Chi parla di “falso ego” o diversifica il Logos divino dal Logos umano è ancora inchiodato alle prime due rivelazioni. La diversità di cui parla è oggi una menzogna creata dalla sua ignoranza in quanto dipende dalla non coscienza del contenuto superiore dell’io. Ovviamente non si tratta di coscienza filosofica, né culturale, né razionale, ma di esperienza dell’io, che solo nella terza rivelazione si può avere, ed oggi, appunto, la si può avere, anche se solo per attimi, per esempio leggendo un libro, o osservando un dipinto, intuendo l’immaginativa morale di cui parla Steiner, ecc., cioè facendo vivere in una zona di noi stessi la potenza dell’io e traducendola immaginativamente in un’azione interiore, che divenga anche un’azione esteriore. L’io è sempre nuovo e non avrebbe neppure bisogno di essere descritto, ma è certo che la sua forza è quella Logos, che è uno.
Filosoficamente si potrebbe dire che quanto più c’è individualismo, tanto più c'è egoismo. Invece è vero il contrario. Quanto più l’individuo si congiunge al nucleo puro del proprio essere individuale, tanto più si congiunge con l’io cosmico. Quindi, quanto più si è se stessi, tanto più si partecipa dell’io cosmico. Questo è logodinamica di libertà, ed è meraviglioso, perché non ci sono regole esteriori o eterodirette per il rapporto di noi con noi stessi: qui non abbiamo regole se non ciò che viene dall’intuizione continua dell’immediata situazione, dell’immediato evento, dell’immediato problema. L’errore dell’uomo è voler ricordare quello che ha già fatto e applicarlo all’esperienza che si presenta. Far tesoro delle esperienze non è questo, ma avvicinarsi all’esperienza presente consapevoli che essa richiede il contenuto interiore che la riguarda, e che quindi è forza viva, contenuto vivo di qualsiasi evento si verifichi, il quale non evolve se non c’è questo sempreverde atto di coraggio.

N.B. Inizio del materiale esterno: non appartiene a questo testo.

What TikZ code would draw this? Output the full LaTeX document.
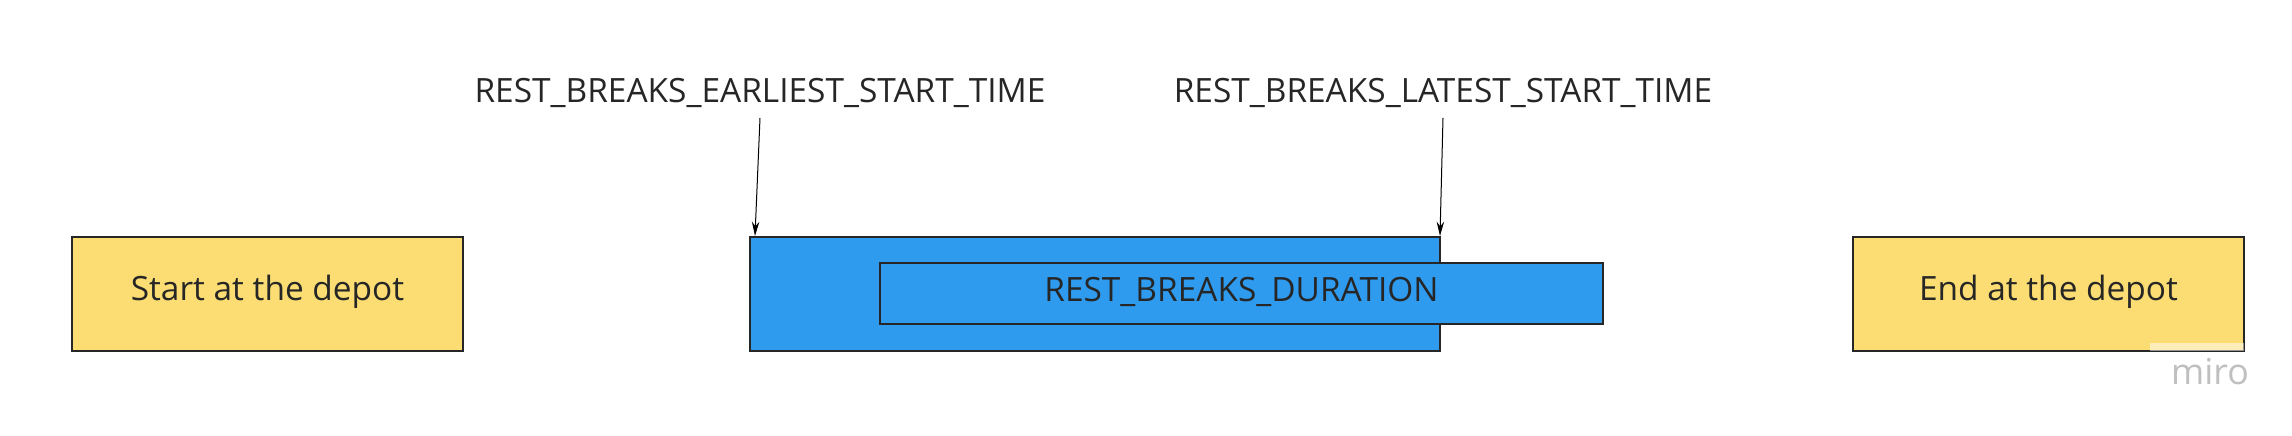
\documentclass[tikz,border=0pt]{standalone}
\usepackage{fontspec}
\setmainfont{Open Sans}
\usetikzlibrary{arrows.meta}
\definecolor{depotyellow}{RGB}{251,221,115}
\definecolor{breakblue}{RGB}{47,155,239}
\tikzset{
  depotbox/.style={draw=black!85,fill=depotyellow,line width=0.6pt},
  breakbox/.style={draw=black!85,fill=breakblue,line width=0.6pt},
  label/.style={inner sep=0.75pt,font=\fontsize{11.7}{14}\selectfont,text=black!85},
  pointer/.style={-{Stealth[length=5pt,width=2.6pt]},line width=0.35pt}
}
\begin{document}
\begin{tikzpicture}[x=0.35pt,y=0.35pt,yscale=-1,xscale=1]
\useasboundingbox (0,0) rectangle (2292,436);

% depot boxes
\draw[depotbox] (72,237) rectangle (463,351);
\node[label] (start) at (267.5,292) {Start at the depot};
\draw[depotbox] (1853,237) rectangle (2244,351);
\node[label] (end) at (2048.5,292) {End at the depot};

% rest break window and duration
\draw[breakbox] (750,237) rectangle (1440,351);
\draw[breakbox] (880,263) rectangle (1603,324);
\node[label] (duration) at (1241.5,292) {REST\_BREAKS\_DURATION};

% time labels
\node[label] (earliest) at (760,93) {REST\_BREAKS\_EARLIEST\_START\_TIME};
\node[label] (latest) at (1443,93) {REST\_BREAKS\_LATEST\_START\_TIME};
\coordinate (earliestTip) at (755,236);
\coordinate (latestTip) at (1440,236);
\draw[pointer] (760,118) -- (earliestTip);
\draw[pointer] (1443,118) -- (latestTip);

% watermark
\fill[white,opacity=0.5] (2150,343) rectangle (2244,351);
\node[label,text=black!25,font=\fontsize{12.5}{14}\selectfont] (miro) at (2210,372) {miro};
\end{tikzpicture}
\end{document}
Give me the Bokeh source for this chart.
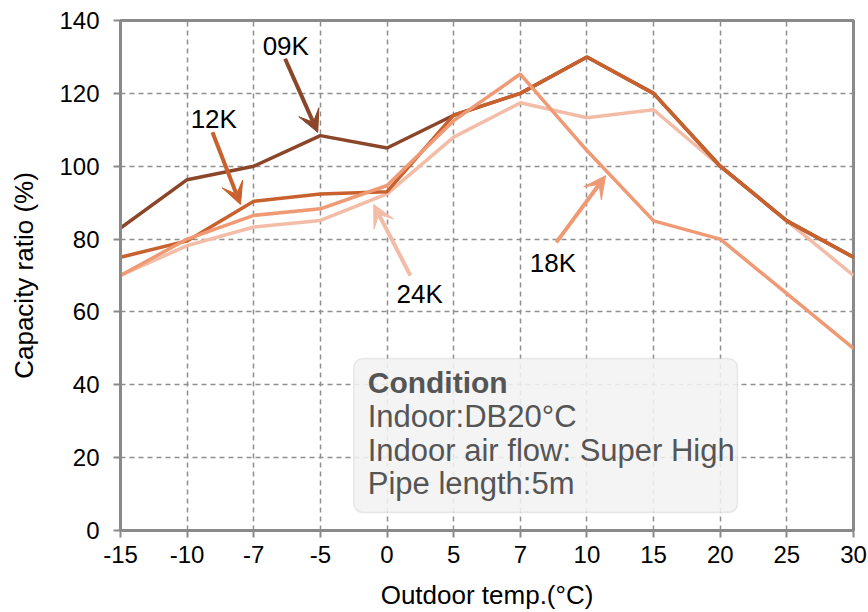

L'atto di coraggio è necessario ai tempi nuovi, perché tutte le soluzioni che si danno oggi dei problemi sono fallimenti certi, e terribili, in quanto in genere si attinge alla riserva delle ideologie o della morale a cui si è legati. Sono rari coloro che vivono la possibilità di intuizioni diretta di ciò che andrebbe fatto. Certo non lo dobbiamo pretendere dalle folle, specialmente dalle folle dei papolatri decerebrati.
Da noi stessi però dovremmo pretenderlo.
Il Cristo avanza comunque malgrado la non consapevolezza di molti.